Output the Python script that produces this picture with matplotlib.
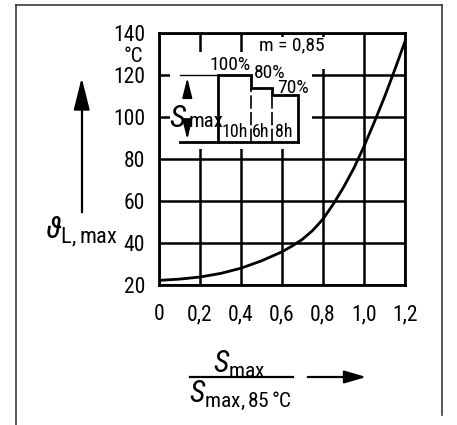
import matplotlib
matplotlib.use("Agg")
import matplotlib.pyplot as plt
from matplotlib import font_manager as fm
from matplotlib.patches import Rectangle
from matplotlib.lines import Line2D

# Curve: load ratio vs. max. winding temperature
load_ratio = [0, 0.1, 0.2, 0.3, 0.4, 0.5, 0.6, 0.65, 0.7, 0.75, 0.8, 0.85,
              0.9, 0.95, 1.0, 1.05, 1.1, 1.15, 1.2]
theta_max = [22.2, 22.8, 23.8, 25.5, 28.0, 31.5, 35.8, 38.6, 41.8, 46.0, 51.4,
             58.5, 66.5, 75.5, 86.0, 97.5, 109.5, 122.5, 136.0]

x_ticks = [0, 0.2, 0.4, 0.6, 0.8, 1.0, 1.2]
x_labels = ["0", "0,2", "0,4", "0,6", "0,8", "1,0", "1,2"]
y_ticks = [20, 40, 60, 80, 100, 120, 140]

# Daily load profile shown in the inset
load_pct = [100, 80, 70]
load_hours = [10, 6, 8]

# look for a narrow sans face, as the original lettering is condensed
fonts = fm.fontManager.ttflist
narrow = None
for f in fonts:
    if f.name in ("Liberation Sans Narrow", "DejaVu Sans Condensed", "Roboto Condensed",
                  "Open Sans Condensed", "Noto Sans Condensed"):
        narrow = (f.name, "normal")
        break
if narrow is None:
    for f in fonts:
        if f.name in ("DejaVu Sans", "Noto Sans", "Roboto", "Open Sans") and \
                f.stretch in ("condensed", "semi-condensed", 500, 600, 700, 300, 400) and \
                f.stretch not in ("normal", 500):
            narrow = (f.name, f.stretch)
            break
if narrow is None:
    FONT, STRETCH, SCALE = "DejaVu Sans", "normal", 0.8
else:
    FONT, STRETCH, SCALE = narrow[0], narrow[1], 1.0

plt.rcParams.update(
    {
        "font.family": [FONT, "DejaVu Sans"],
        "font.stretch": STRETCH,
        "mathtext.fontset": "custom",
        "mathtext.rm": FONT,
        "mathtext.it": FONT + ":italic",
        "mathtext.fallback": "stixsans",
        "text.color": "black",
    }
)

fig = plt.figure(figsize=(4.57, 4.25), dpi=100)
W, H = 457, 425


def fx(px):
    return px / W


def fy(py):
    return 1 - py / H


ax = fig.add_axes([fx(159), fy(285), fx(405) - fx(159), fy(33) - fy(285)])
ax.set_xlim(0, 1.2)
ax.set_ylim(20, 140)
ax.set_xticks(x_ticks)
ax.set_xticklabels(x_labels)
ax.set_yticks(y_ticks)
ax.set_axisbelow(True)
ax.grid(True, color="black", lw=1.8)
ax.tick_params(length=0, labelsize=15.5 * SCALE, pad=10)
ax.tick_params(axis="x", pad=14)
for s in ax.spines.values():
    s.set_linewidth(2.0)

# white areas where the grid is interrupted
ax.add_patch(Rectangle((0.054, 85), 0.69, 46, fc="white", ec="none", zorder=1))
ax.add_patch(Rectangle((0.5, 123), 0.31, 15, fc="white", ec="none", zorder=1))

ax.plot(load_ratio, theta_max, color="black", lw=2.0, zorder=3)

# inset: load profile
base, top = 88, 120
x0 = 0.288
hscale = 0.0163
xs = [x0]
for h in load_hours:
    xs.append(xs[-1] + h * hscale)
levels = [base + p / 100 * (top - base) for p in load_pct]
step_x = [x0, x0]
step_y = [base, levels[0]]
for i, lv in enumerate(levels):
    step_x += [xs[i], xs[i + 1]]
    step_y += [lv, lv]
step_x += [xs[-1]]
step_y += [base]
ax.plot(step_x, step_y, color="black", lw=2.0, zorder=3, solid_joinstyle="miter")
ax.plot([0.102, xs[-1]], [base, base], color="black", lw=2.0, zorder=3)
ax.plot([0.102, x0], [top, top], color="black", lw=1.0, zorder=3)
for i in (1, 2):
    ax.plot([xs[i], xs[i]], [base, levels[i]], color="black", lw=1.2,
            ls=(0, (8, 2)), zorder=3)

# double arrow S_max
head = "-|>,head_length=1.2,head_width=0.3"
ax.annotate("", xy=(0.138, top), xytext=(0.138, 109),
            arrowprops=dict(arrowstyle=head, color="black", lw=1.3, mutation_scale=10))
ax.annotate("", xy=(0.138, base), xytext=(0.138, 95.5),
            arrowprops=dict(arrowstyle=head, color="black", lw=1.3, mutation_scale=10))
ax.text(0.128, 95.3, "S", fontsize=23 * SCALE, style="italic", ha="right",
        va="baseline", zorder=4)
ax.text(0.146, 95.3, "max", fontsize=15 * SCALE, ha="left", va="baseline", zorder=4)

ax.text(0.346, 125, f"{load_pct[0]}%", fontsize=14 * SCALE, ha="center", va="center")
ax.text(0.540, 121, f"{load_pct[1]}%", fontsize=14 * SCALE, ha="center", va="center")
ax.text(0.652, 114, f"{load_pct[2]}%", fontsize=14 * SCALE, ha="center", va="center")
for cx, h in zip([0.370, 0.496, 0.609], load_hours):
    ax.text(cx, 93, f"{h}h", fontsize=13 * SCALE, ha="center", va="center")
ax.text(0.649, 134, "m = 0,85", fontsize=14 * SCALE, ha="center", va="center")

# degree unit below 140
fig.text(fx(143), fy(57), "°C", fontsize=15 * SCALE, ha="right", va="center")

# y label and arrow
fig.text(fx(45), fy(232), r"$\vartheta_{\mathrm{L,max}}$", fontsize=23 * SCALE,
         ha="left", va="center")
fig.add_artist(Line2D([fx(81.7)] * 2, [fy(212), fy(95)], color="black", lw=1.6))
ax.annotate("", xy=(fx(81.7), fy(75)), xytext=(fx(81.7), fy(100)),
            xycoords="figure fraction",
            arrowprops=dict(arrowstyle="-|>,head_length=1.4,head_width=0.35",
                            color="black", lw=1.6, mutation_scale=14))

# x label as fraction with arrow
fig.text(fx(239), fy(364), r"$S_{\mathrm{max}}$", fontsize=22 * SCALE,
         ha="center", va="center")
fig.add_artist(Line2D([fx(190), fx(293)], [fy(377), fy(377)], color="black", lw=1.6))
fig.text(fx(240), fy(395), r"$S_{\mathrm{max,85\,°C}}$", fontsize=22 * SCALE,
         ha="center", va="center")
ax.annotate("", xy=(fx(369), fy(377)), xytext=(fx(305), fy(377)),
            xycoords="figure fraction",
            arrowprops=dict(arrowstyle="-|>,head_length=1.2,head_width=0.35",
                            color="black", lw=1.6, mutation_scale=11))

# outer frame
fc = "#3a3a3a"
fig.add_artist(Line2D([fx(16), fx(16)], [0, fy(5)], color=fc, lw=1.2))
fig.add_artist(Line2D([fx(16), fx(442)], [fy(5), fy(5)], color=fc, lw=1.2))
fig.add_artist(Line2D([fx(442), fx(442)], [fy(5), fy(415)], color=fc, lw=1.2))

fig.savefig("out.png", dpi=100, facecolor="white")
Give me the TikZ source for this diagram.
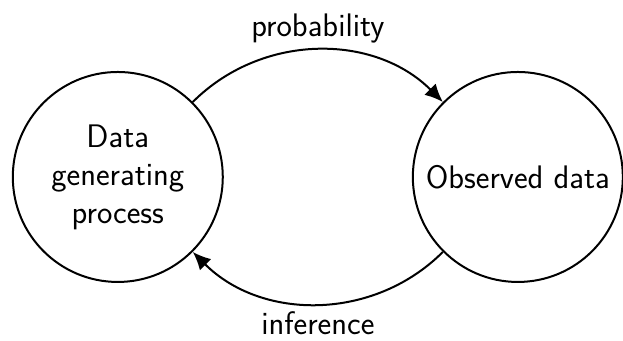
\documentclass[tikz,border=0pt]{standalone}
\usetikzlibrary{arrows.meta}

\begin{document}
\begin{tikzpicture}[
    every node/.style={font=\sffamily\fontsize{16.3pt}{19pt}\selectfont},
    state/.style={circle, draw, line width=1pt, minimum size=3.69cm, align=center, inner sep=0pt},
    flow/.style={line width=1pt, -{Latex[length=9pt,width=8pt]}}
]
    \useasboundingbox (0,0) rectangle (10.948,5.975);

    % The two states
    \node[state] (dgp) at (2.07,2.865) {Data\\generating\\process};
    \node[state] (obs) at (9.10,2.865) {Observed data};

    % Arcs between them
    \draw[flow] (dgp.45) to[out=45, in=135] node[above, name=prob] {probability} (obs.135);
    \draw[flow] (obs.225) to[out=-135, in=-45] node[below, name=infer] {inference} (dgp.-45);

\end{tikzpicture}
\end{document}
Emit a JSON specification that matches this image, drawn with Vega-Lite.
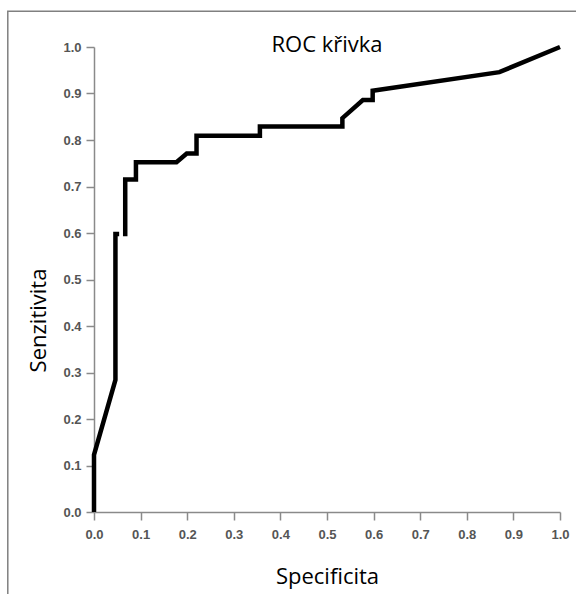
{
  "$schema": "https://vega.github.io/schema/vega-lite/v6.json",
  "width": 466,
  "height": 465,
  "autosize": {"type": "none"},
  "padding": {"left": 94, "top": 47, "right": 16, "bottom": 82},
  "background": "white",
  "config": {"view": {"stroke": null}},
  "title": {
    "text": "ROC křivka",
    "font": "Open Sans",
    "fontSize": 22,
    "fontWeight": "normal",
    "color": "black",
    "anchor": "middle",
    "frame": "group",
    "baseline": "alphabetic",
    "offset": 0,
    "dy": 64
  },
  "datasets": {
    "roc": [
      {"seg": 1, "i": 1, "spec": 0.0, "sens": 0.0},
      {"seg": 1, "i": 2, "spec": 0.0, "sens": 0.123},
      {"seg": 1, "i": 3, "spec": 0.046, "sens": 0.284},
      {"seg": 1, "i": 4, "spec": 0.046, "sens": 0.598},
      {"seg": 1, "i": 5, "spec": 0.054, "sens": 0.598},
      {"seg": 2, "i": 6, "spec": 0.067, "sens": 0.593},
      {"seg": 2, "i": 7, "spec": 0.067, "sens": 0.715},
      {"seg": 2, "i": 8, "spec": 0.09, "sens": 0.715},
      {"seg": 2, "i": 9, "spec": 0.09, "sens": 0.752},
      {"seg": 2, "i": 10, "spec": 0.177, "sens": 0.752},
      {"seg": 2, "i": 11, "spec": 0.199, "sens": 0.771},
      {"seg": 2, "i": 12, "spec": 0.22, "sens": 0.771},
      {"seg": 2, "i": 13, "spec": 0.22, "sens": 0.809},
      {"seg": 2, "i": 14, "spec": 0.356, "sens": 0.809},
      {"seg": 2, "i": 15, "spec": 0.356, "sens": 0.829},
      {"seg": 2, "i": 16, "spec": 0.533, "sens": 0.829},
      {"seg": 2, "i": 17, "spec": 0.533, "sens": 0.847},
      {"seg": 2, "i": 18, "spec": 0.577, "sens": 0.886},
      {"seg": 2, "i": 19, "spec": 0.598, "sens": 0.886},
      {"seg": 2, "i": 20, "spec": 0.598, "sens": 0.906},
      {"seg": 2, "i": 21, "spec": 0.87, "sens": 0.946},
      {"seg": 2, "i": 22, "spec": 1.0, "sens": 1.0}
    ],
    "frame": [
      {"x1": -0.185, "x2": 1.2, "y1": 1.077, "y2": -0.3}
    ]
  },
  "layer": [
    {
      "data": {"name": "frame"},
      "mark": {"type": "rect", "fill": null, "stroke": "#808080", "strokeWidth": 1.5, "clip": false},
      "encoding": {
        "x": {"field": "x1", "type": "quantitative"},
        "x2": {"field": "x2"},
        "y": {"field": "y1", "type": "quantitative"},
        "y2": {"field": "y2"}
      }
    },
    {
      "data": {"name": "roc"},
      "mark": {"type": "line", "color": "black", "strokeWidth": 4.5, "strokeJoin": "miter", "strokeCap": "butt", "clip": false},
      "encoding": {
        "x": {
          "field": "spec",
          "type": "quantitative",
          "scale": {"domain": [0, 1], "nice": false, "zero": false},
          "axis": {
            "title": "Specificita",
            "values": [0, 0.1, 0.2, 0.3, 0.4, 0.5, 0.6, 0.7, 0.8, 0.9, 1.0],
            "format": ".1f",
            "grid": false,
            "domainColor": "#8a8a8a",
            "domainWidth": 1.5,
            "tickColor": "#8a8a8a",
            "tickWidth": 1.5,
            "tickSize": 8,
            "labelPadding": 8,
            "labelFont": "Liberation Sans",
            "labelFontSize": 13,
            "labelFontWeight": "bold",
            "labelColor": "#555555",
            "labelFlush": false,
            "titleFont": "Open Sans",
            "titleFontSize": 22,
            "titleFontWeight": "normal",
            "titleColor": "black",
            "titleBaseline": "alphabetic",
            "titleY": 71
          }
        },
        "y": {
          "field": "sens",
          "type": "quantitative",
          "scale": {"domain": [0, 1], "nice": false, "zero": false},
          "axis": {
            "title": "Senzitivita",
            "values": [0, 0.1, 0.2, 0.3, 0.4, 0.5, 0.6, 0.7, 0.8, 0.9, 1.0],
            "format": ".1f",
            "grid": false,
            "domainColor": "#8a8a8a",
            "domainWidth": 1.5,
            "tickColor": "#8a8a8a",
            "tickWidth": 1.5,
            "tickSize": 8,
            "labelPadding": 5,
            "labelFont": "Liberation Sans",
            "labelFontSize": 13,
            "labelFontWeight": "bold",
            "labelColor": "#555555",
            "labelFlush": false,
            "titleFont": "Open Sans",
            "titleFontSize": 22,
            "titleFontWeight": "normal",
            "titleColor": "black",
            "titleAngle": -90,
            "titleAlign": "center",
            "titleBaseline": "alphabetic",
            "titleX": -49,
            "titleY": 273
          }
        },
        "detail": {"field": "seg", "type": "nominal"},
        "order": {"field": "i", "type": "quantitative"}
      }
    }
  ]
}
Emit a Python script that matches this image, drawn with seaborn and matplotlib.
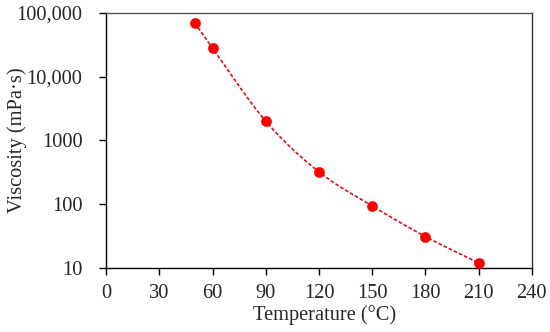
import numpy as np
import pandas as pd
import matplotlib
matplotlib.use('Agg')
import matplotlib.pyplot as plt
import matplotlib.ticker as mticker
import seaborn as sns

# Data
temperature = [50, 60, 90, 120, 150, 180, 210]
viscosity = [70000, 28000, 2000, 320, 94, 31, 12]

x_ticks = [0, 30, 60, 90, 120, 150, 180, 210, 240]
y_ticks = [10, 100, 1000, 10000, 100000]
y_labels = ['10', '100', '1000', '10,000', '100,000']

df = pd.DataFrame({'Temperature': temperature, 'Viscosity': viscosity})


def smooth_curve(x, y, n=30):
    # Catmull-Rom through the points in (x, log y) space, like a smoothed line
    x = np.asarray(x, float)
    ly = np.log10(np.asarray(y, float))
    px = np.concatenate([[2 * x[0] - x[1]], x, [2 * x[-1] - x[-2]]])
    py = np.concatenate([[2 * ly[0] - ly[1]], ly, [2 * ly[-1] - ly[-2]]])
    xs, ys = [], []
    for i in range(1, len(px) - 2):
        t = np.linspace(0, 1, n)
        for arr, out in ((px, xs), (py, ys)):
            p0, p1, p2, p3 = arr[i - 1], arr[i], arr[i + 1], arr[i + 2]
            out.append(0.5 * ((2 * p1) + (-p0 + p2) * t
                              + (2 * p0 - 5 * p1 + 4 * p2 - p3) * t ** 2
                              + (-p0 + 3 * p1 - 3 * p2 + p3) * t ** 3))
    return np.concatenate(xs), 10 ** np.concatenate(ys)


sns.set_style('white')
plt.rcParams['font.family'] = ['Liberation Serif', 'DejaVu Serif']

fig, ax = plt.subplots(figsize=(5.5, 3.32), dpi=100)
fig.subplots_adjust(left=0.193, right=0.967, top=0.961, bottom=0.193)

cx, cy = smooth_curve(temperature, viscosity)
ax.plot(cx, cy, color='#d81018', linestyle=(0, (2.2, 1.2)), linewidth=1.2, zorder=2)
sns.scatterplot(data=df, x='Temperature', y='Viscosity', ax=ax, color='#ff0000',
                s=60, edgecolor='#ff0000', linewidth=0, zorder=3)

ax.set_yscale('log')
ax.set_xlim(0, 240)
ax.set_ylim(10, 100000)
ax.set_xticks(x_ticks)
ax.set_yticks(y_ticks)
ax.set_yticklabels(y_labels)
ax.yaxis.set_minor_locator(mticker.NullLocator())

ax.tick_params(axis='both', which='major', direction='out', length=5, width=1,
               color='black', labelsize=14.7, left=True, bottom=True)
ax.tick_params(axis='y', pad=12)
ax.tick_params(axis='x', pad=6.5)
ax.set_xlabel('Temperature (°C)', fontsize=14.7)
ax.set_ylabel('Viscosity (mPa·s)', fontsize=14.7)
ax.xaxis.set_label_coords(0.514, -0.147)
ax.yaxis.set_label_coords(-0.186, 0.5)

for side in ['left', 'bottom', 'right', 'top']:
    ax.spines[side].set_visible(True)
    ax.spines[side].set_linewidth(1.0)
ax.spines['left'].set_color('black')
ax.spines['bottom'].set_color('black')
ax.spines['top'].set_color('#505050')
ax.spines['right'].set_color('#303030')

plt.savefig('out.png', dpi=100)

----

Short problem:
Print, exactly as written, the lines above from the first one to the one containing "y_ticks = [20, 40, 60, 80, 100, 120, 140]". Leave out pictures.

Task solution:
Output the Python script that produces this picture with matplotlib.
import matplotlib
matplotlib.use("Agg")
import matplotlib.pyplot as plt
from matplotlib import font_manager as fm
from matplotlib.patches import Rectangle
from matplotlib.lines import Line2D

# Curve: load ratio vs. max. winding temperature
load_ratio = [0, 0.1, 0.2, 0.3, 0.4, 0.5, 0.6, 0.65, 0.7, 0.75, 0.8, 0.85,
              0.9, 0.95, 1.0, 1.05, 1.1, 1.15, 1.2]
theta_max = [22.2, 22.8, 23.8, 25.5, 28.0, 31.5, 35.8, 38.6, 41.8, 46.0, 51.4,
             58.5, 66.5, 75.5, 86.0, 97.5, 109.5, 122.5, 136.0]

x_ticks = [0, 0.2, 0.4, 0.6, 0.8, 1.0, 1.2]
x_labels = ["0", "0,2", "0,4", "0,6", "0,8", "1,0", "1,2"]
y_ticks = [20, 40, 60, 80, 100, 120, 140]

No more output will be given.